Creativity Marketing, Speculative Songkick Job Application

Creativity Marketing, Speculative Songkick Job Application

By James Henry, MMK Student

This is the story of how I applied for a job that didn’t exist.

I was introduced to a website called, and began using their service. Songkick aggregates concert and festival listings based on the artists and bands you listen to, and based on any number of geographical locations you would like to track. They also offer iPhone and Android applications to scan your device’s music library and add those artists to your ‘tracker’ list, and deliver notifications of new concerts added.

Songkick is a startup whose HQ is located at ‘Silicon Roundabout’ in Shoreditch, London, but which also has operations in San Francisco. Its aim is to transform people’s live music experience.

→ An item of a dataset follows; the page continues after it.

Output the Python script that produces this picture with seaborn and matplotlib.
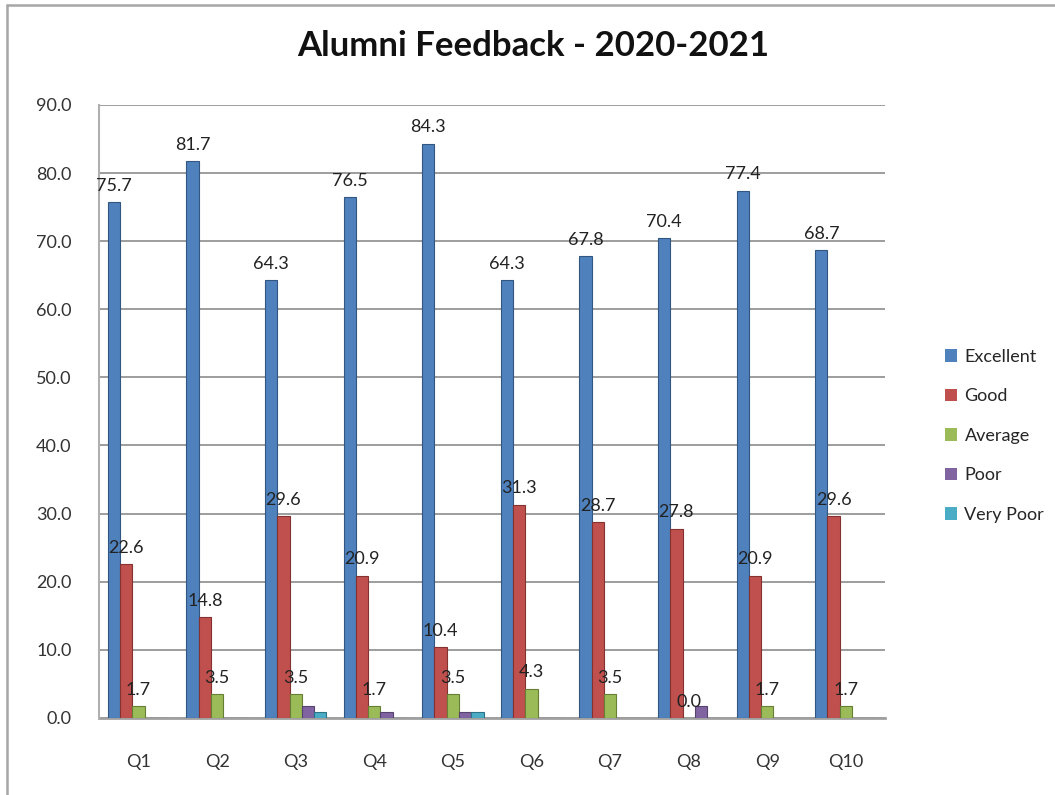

Being a startup, music and technology company (three of my major interests), I was a big fan of the work they were doing, and thought about applying for an internship or job with the company. I visited the ‘Jobs’ section of the company’s website, only to find that the only job listings available were jobs for which I could not apply, not possessing the necessary experience. However, all hope was not lost, for a brief message on the jobs page encouraged people to apply, even if the current openings did not relate to your experience held. I decided to apply.

Rather than being just another C.V sitting in a pile of others, with little hope of demonstrating the capabilities I possess on a piece of paper, I decided to approach this problem with a little bit of creativity marketing inspiration to help me stand out from the crowd; I decided to market myself creatively, and get in touch directly with the CEO, Ian Hogarth.

I was very fortunate. Songkick’s website’s layout, which included dated headers (perfect for dating my experience and studies), columns for gig location (great for indicating where such experiences took place) and columns for the number of people attending a gig (perfect for numbering the duration of each experience), was particularly amenable to bending it to my will, and developing an interactive C.V, created by taking the underlying HTML and CSS code behind the website, inserting my own information and tweaking the code, and hosting it at a domain entitled, I included links to my personal website and blog at, my various other online presences and my Twitter profile.

In addition, I also decided to be a little cheeky in the tone of voice, again, to help garner attention. I wrote a little introductory paragraph outlining the type of people they need and why I’d be a good fit, I changed my profile picture to one where I ‘wore’ the Songkick logo on my t-shirt, upon which I had written ‘James Henry, Songkick employee of the month’, and where the website usually had a ‘We  feedback’ button, I changed it to ‘I  feedback’, which, when clicked on, opened an email ready to be sent to me, with the message subject, “We’d like to give you a job!”. I also inserted two different images alongside the main body of text from the usual images, hinting at my ideas for the company’s future further development, to spark interest. Finally, as I was speculatively applying, I fabricated a role that I could be hired for, which was that of ‘Innovation Executive’!

Once my interactive, C.V website was ready, I sent an introductory email, again, in a cheeky tone, to the founder and CEO. I didn’t have his email, so I guessed at the format, and got it right. He replied a week later, stating that the email definitely got their attention, and that they really liked what I had did. It also stated that there were unfortunately no available positions at that time, however, the operations director was CC’d in the reply, and given an instruction to keep me in mind for any future hires. I hadn’t expected an interview or job, as startups barely know what type of people they’ll need one month in advance, let alone in 6 months time, the length of time before I would be free to work. Nonetheless, I had set out with the intention of getting my name in front of the guys at Songkick, and making me stand out, so that at some point in the future, and closer to the time I would be available to work, I could reapply/get back in touch with them, and the whole process would be smoother, and I would have a better chance at getting an interview and potentially a job.

Based on the initial feedback from the CEO and further discussions we had, I can say I definitely achieved my goal. If it were not for the discovery of creativity marketing and what it meant to me, pushing the boundaries of the norm and questioning the obvious, I would have never thought to apply for a job in this manner, and I would not have been able to tell you this story.

If you too find yourself in a similar position, and wish to work at a company but can not see a job that suits your particular level of experience, I highly recommend taking such an approach. Besides, companies now hire often not on someone’s experience, but on a candidate’s potential for future performance and development. Apply a dash of creativity marketing, a drop of courage, and a hint of inspiration, blend it all together, and apply for that job! For any assistance in this process, I’d be glad to help you bounce some ideas around, and maybe push you towards that recipe for success!